Understanding the Financial Crisis
Robert Kuttner has had an extensive career as a writer and editor at various national publications. He attended Oberlin College, University of California, Berkeley, and the London School of Economics. He has taught at Brandeis, Boston University, UMass, and Harvard’s Institute of Politics. He has also been a John F. Kennedy Fellow at Harvard University, a Woodrow Wilson Fellow at UC-Berkeley, a Guggenheim Fellow, and a Radcliffe Public Policy Fellow.
Robert Kuttner is the author of several books dealing with labor and economic theory, and his support of a liberal agenda. Kuttner has also appeared as a periodic commentator on National Public Radio, The Newshour With Jim Lehrer, Firing Line, Crossfire, and numerous other public affairs and debate programs. Kuttner is also the co-founder and editor in-chief of The American Prospect magazine, and has served in several capacities within the federal government.

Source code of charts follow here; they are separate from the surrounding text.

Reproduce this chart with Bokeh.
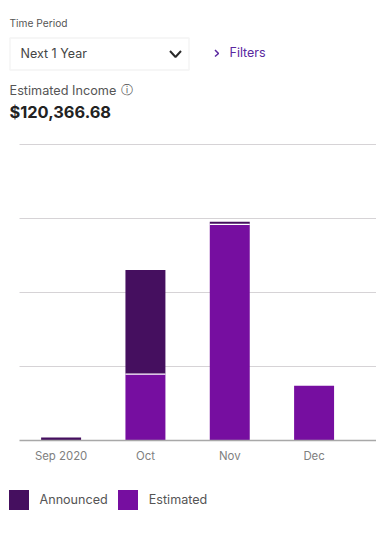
from bokeh.plotting import figure
from bokeh.models import (Range1d, FixedTicker, Label, BoxAnnotation, Legend, LegendItem)
from bokeh.embed import file_html
from bokeh.resources import INLINE

months = ["Sep 2020", "Oct", "Nov", "Dec"]
estimated = [0, 17950, 58400, 14800]
announced = [800, 28150, 700, 0]
y_ticks = [20000, 40000, 60000, 80000]
series_names = ["Announced", "Estimated"]
DARK, PURPLE = "#450F5F", "#760EA0"

xs = list(range(len(months)))
W = 376
H = 556
# Pixel geometry of the plot inside the full-bleed frame
PX_PER_MONTH = 84.33
PX_PER_UNIT = 296 / 80000
X0_PX, Y0_PX = 60.6, 440
x_start = -X0_PX / PX_PER_MONTH
x_end = (W - X0_PX) / PX_PER_MONTH
y_start = -(H - Y0_PX) / PX_PER_UNIT
y_end = Y0_PX / PX_PER_UNIT
GRID_LEFT = (19 - X0_PX) / PX_PER_MONTH

def dx(px):
    return (px - X0_PX) / PX_PER_MONTH

def dy(py):
    return (Y0_PX - py) / PX_PER_UNIT

p = figure(width=W, height=H, output_backend="svg", toolbar_location=None,
           x_range=Range1d(x_start, x_end), y_range=Range1d(y_start, y_end),
           min_border=0, tools="", background_fill_color="#ffffff", border_fill_color="#ffffff")
p.outline_line_color = None
p.yaxis.visible = False
p.xgrid.visible = False
p.ygrid.visible = False

p.segment(x0=[GRID_LEFT] * len(y_ticks), x1=[x_end] * len(y_ticks), y0=y_ticks, y1=y_ticks,
          line_color="#d6d3d6", line_width=1)

ax = p.xaxis[0]
ax.fixed_location = 0
ax.bounds = (GRID_LEFT, x_end)
ax.ticker = FixedTicker(ticks=xs)
ax.major_label_overrides = {i: m for i, m in enumerate(months)}
ax.axis_line_color = "#a8a8a8"
ax.axis_line_width = 1.5
ax.major_tick_line_color = None
ax.minor_tick_line_color = None
ax.major_label_text_color = "#808080"
ax.major_label_text_font = "Inter"
ax.major_label_text_font_size = "11.4px"
ax.major_label_standoff = 2

BW = 0.474
r_est = p.vbar(x=xs, bottom=[0] * 4, top=estimated, width=BW, fill_color=PURPLE, line_color=None)
tops = [a + e for a, e in zip(announced, estimated)]
r_ann = p.vbar(x=xs, bottom=estimated, top=tops, width=BW, fill_color=DARK, line_color=None)
both = [i for i in xs if estimated[i] > 0 and announced[i] > 0]
p.segment(x0=[i - BW / 2 for i in both], x1=[i + BW / 2 for i in both],
          y0=[estimated[i] for i in both], y1=[estimated[i] for i in both],
          line_color="#ffffff", line_width=1.2)

legend = Legend(items=[LegendItem(label=series_names[0], renderers=[r_ann]),
                       LegendItem(label=series_names[1], renderers=[r_est])],
                orientation="horizontal", location=(5.5, H - 511.5),
                glyph_width=25, glyph_height=25, label_standoff=9, spacing=7,
                padding=0, margin=0, border_line_color=None, background_fill_alpha=0,
                label_text_font="Inter", label_text_font_size="12.6px", label_text_color="#555555")
p.add_layout(legend, "center")

def sy(y):
    return H - y

def label(text, x, y, size, color, font="Inter", style="normal"):
    # Label places its text about 0.42em below the requested baseline
    p.add_layout(Label(x=x, y=sy(y - 0.42 * size), x_units="screen", y_units="screen", text=text,
                       text_font=font, text_font_size=f"{size}px", text_color=color,
                       text_font_style=style, text_baseline="alphabetic"))

p.add_layout(BoxAnnotation(left=9.5, right=188.5, top=sy(37.5), bottom=sy(69.5),
                           left_units="screen", right_units="screen", top_units="screen", bottom_units="screen",
                           fill_alpha=0, line_color="#dcdcdc", line_width=1.5))
label("Time Period", 9, 27, 10.2, "#555555")
label("Next 1 Year", 20, 58.7, 12.5, "#444444")
label("Filters", 229, 57.7, 12.5, "#5A28A0")
label("Estimated Income", 9, 95, 12.7, "#555555")
label("\u24d8", 120, 95, 12, "#555555", font="DejaVu Sans")
label("$120,366.68", 9, 118, 16.4, "#222222", style="bold")

p.multi_line(xs=[[dx(169.5), dx(175), dx(180.5)], [dx(214.5), dx(218), dx(214.5)]],
             ys=[[dy(50.5), dy(56.5), dy(50.5)], [dy(49.5), dy(53), dy(56)]],
             line_color=["#2a2a2a", "#5A28A0"], line_width=[2, 1.5])

open("out.html", "w").write(file_html(p, INLINE))
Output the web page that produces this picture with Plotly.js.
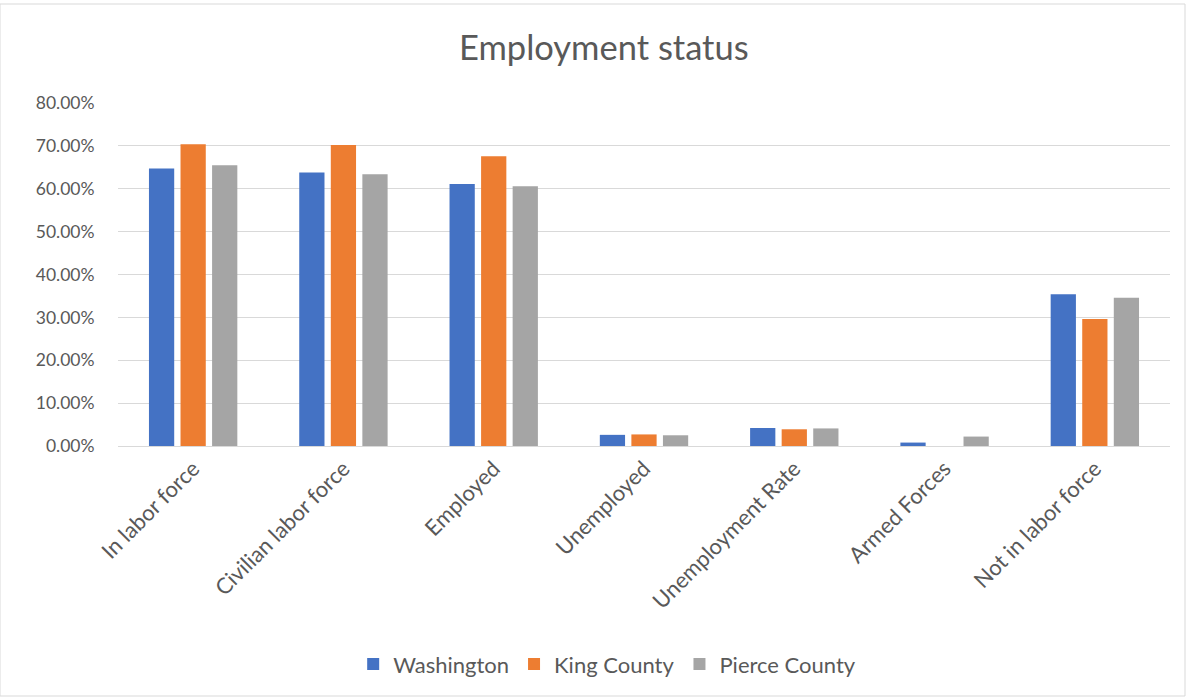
<!DOCTYPE html>
<html><head><meta charset="utf-8">
<script src="https://cdn.plot.ly/plotly-3.0.1.min.js"></script>
<style>html,body{margin:0;padding:0;background:#fff}#chart{width:1191px;height:700px}</style>
</head><body><div id="chart"></div>
<script>
const categories = ["In labor force","Civilian labor force","Employed","Unemployed","Unemployment Rate","Armed Forces","Not in labor force"];
const washington = [0.647,0.638,0.611,0.026,0.042,0.008,0.354];
const kingCounty = [0.704,0.702,0.676,0.027,0.039,0.000,0.296];
const pierceCounty = [0.655,0.634,0.606,0.025,0.041,0.022,0.346];
const seriesNames = ["Washington","King County","Pierce County"];
const colors = ["#4472C4","#ED7D31","#A5A5A5"];
const vals = [washington, kingCounty, pierceCounty];
const font = "Lato, 'Open Sans', sans-serif";
const traces = vals.map((v,i)=>({type:'bar',name:seriesNames[i],x:categories,y:v,marker:{color:colors[i]},hoverinfo:'x+y'}));
const layout = {
  width:1191,height:700,
  paper_bgcolor:'#fff',plot_bgcolor:'#fff',
  margin:{l:118,r:21,t:103,b:254},
  title:{text:'Employment status',font:{family:font,size:34.5,color:'#595959'},x:0.507,xanchor:'center',y:0.931,yanchor:'middle'},
  barmode:'group',bargap:0.37,bargroupgap:0.2,
  xaxis:{tickangle:-45,tickfont:{family:font,size:22,color:'#595959'},showline:true,linecolor:'#d9d9d9',linewidth:1,ticks:''},
  yaxis:{range:[0,0.8],dtick:0.1,tickformat:'.2%',tickfont:{family:font,size:17.5,color:'#595959'},gridcolor:'#d9d9d9',gridwidth:1,zeroline:false,showline:false,ticks:'outside',ticklen:19,tickcolor:'rgba(0,0,0,0)'},
  legend:{orientation:'h',x:0.465,xanchor:'center',y:-0.636,yanchor:'middle',font:{family:font,size:22,color:'#595959'},itemwidth:30,traceorder:'normal'},
  shapes:[{type:'rect',xref:'paper',yref:'paper',x0:-118/1052,x1:1+(21-6)/1052,y0:-(254-4)/343,y1:1+(103-4)/343,line:{color:'#d9d9d9',width:1},fillcolor:'rgba(0,0,0,0)',layer:'below'}]
};
Plotly.newPlot('chart',traces,layout,{displayModeBar:false});
</script></body></html>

On September 10, 2008, Kuttner appeared on Sean Hannity’s program, and there was a heated exchange over Kuttner’s assessment of the economy, with Hannity saying that Kuttner was “spewing garbage” by portraying the economy as being in dire straits.
Kuttner’s book,
The Squandering of America: How the Failure of Our Politics Undermines Our Prosperity
(released in November,2007) forecast the current financial crisis. The book presents many statistics relating to economic conditions, and how the middle class standard of living has declined in recent years. The numbers are presented in a very readable way, and contain many unpleasant surprises. Tax loads are shifting to the middle class; during the LBJ era, corporations paid 4% of GDP, now it’s just over 1%.
Over the past three decades, America’s GDP has nearly doubled and unemployment is fairly low. But, most of the economic gains have gone to the top 10%, and more yet to the top 1%. Kuttner notes that, contrary to the belief that the most successful in today’s economy have earned their wealth, it is often the result of abuse of power – crony boards of directors, tax-encouraged financial engineering (hedge funds), and others reaping the benefit of lobbyists; not “the Market”.
Kuttner sees both Republican and Democrat leaders tied to big business, with policies that enrich those at the top while undermining the lower 80%. Too many voters fail to become informed and vote, and are distracted by issues such as patriotism and homophobia. Kuttner believes that around 1980, with the election of Ronald Reagan, political power shifted from ordinary citizens to financial elites. The financial deregulation that followed has created many of the speculative excesses we’ve seen, and are experiencing now. Kuttner argues that a more managed form of capitalism is required, not only in finance, but also in foreign trade.
Kuttner offers arguments that proper regulation of markets does not damage prosperity, but leads to greater stability and wider dispersion of gains. He compares the Great Depression, which was preceded by an almost religious belief in “self-regulating markets”, with the same mantras repeated today, with similar results. Kuttner also names names of the architects of the financial debacle we are living through today.